All told, the local utility suffered 115 broken utility poles, about 100 damaged power transformers and some six miles of electrical lines that had to be restrung. The damage also left more than 44,000 KUB customers in the dark at the peak of the outages.

"I'd never seen anything like this," said KUB Engineering Manager Gabriel Bolas, who joined the utility the year after Knoxville's great blizzard of March 1993.

So if a stiff wind and a few old trees can cause that much trouble, asked Knox Know-it-all, then why not bury all of the grid's power lines underground?

Actually, that's become the preference for most local developers when they install the utility infrastructure for new subdivisions and other projects.

"Virtually everything that's going in today is going underground, and has been for the last 15 years," Elmore said. "It's a good choice. And aesthetically, it's more pleasing."

As a result, KUB's 5,200 miles of electrical lines now include about 900 miles below ground.

Burying the above-ground lines, however, is entirely too costly, Elmore said.

KUB officials cited a 2007 study funded by Florida utility companies that found underground conversions would cost, on average, about $1 million per mile.

KUB still offers such conversions as an option for homeowners' groups that ask. Among the four or five requests KUB receives each year, though, the interest usually ends when the first cost estimates are made.

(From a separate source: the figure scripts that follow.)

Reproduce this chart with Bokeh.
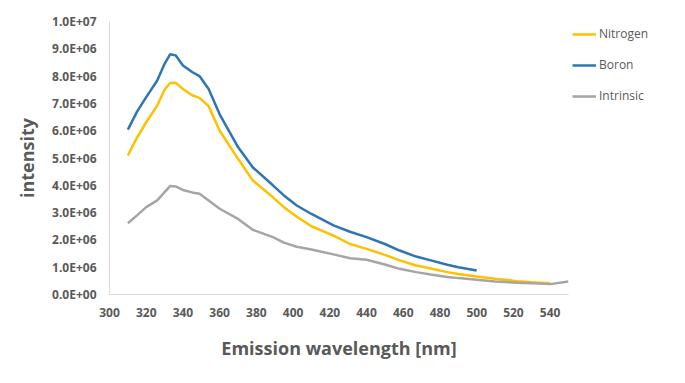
from bokeh.plotting import figure
from bokeh.models import Range1d, FixedTicker, CustomJSTickFormatter, Legend, LegendItem
from bokeh.embed import file_html
from bokeh.resources import INLINE

# Wavelength grid (nm)
wl = [310, 315, 320, 326, 330, 333, 336, 340, 345, 349, 354, 360, 370, 378, 389, 395,
      402, 410, 422, 431, 440, 450, 458, 467, 475, 484, 490, 500, 510, 522, 530, 540, 550]

# Intensities (x 1e6)
boron = [6.04, 6.7, 7.23, 7.84, 8.45, 8.8, 8.76, 8.39, 8.15, 8.0, 7.53, 6.6, 5.4, 4.66, 4.0, 3.63,
         3.26, 2.95, 2.53, 2.3, 2.1, 1.85, 1.61, 1.39, 1.25, 1.09, 1.0, 0.88]
nitrogen = [5.09, 5.75, 6.31, 6.92, 7.5, 7.75, 7.76, 7.53, 7.3, 7.2, 6.9, 6.0, 4.97, 4.18, 3.56, 3.2,
            2.85, 2.5, 2.16, 1.85, 1.67, 1.45, 1.25, 1.06, 0.95, 0.82, 0.75, 0.66, 0.58, 0.49, 0.45, 0.41]
intrinsic = [2.61, 2.9, 3.2, 3.45, 3.75, 3.97, 3.96, 3.83, 3.74, 3.69, 3.44, 3.14, 2.77, 2.37, 2.1, 1.9,
             1.75, 1.65, 1.47, 1.33, 1.27, 1.1, 0.94, 0.82, 0.73, 0.64, 0.6, 0.54, 0.48, 0.43, 0.41, 0.38, 0.48]

x_ticks = list(range(300, 541, 20))
y_ticks = [i * 1e6 for i in range(0, 11)]

FONT = "Open Sans"
GREY_TXT = "#595959"

p = figure(frame_width=459, frame_height=273, output_backend="svg", toolbar_location=None,
           x_range=Range1d(300, 550), y_range=Range1d(0, 1e7),
           min_border_left=109, min_border_right=10, min_border_top=21, min_border_bottom=64)
p.outline_line_color = None
p.xgrid.visible = False
p.ygrid.visible = False

r_n = p.line(wl[:len(nitrogen)], [v * 1e6 for v in nitrogen], line_color="#FFC000", line_width=2.5)
r_b = p.line(wl[:len(boron)], [v * 1e6 for v in boron], line_color="#2E75B6", line_width=2.5)
r_i = p.line(wl[:len(intrinsic)], [v * 1e6 for v in intrinsic], line_color="#A5A5A5", line_width=2.5)

p.xaxis.ticker = FixedTicker(ticks=x_ticks)
p.yaxis.ticker = FixedTicker(ticks=y_ticks)
p.yaxis.formatter = CustomJSTickFormatter(code="""
var parts = tick.toExponential(1).split('e');
var e = parseInt(parts[1]);
var sign = e < 0 ? '-' : '+';
var a = Math.abs(e);
return parts[0] + 'E' + sign + (a < 10 ? '0' : '') + a;
""")

for ax in (p.xaxis[0], p.yaxis[0]):
    ax.major_tick_line_color = None
    ax.minor_tick_line_color = None
    ax.axis_line_color = "#D9D9D9"
    ax.axis_line_width = 1
    ax.major_label_text_font = FONT
    ax.major_label_text_font_size = "12px"
    ax.major_label_text_color = GREY_TXT
    ax.major_label_text_font_style = "bold"
    ax.axis_label_text_font = FONT
    ax.axis_label_text_font_size = "18px"
    ax.axis_label_text_font_style = "bold"
    ax.axis_label_text_color = GREY_TXT

p.xaxis.axis_label = "Emission wavelength [nm]"
p.yaxis.axis_label = "intensity"
p.xaxis.major_label_standoff = 7
p.yaxis.major_label_standoff = 7
p.xaxis.axis_label_standoff = 16
p.yaxis.axis_label_standoff = 10

legend = Legend(items=[LegendItem(label="Nitrogen", renderers=[r_n]),
                       LegendItem(label="Boron", renderers=[r_b]),
                       LegendItem(label="Intrinsic", renderers=[r_i])],
                location="top_left")
legend.border_line_color = None
legend.background_fill_alpha = 0
legend.padding = 4
legend.margin = 4
legend.label_height = 14
legend.glyph_height = 14
legend.spacing = 14
legend.glyph_width = 24
legend.label_standoff = 3
legend.label_text_font = FONT
legend.label_text_font_size = "12px"
legend.label_text_color = GREY_TXT
p.add_layout(legend, "right")

open("out.html", "w").write(file_html(p, INLINE))
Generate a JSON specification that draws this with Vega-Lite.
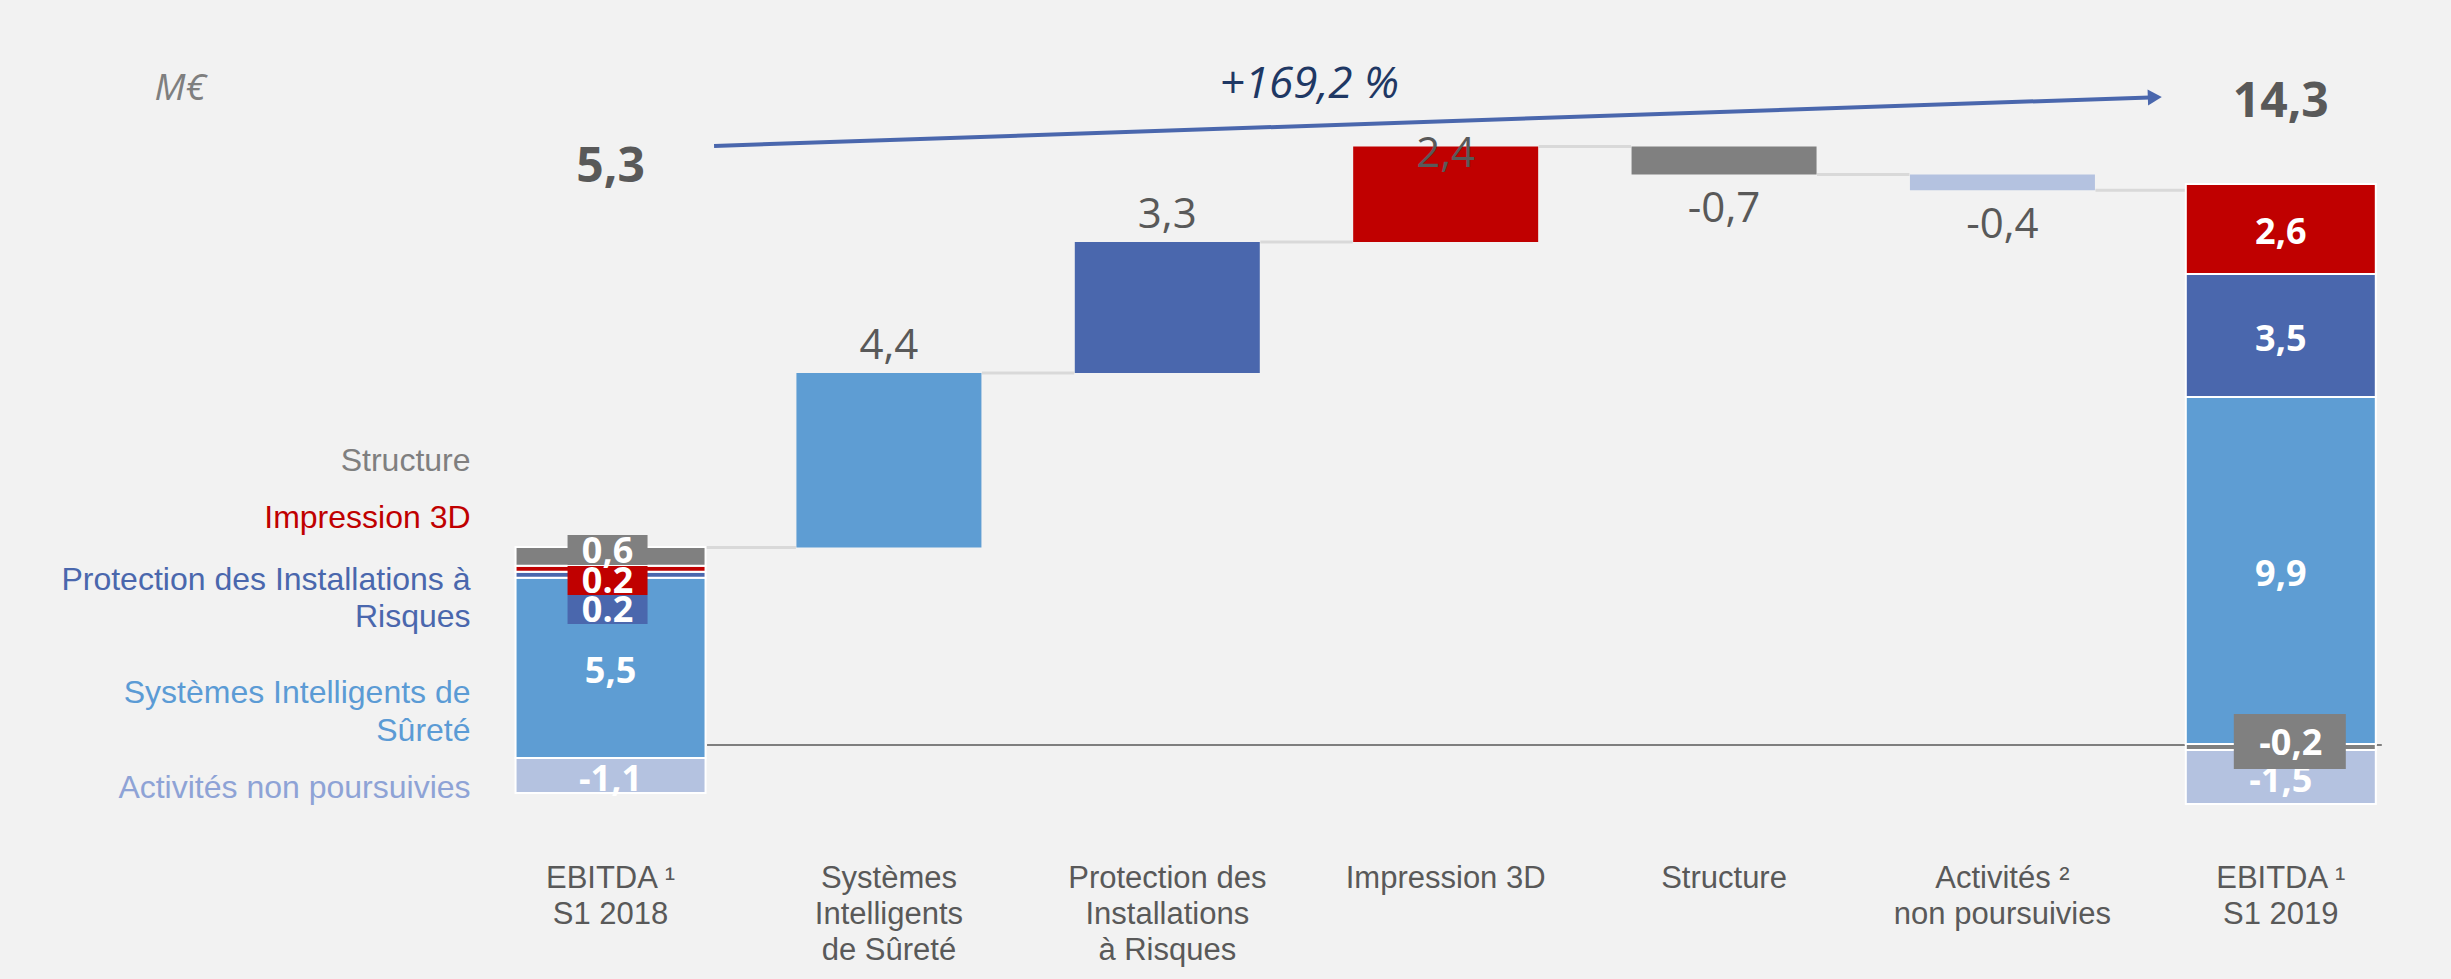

"I haven't averaged one project a year yet," said Bolas. "Only about 1 out of 20 of those actually go forward."

And even when a neighborhood incurs the cost and makes the switch, it still can be susceptible to outages from above-ground breaks elsewhere, he added.

So instead of more digging, KUB maintains a tree-trimming program. The practice has sparked years of customer complaints over heavy-handed pruning and, in turn, the formation of a citizens review panel and dozens of policy changes made last year. As a means of cost effectiveness, though, KUB spends about $5 million a year on tree trimming.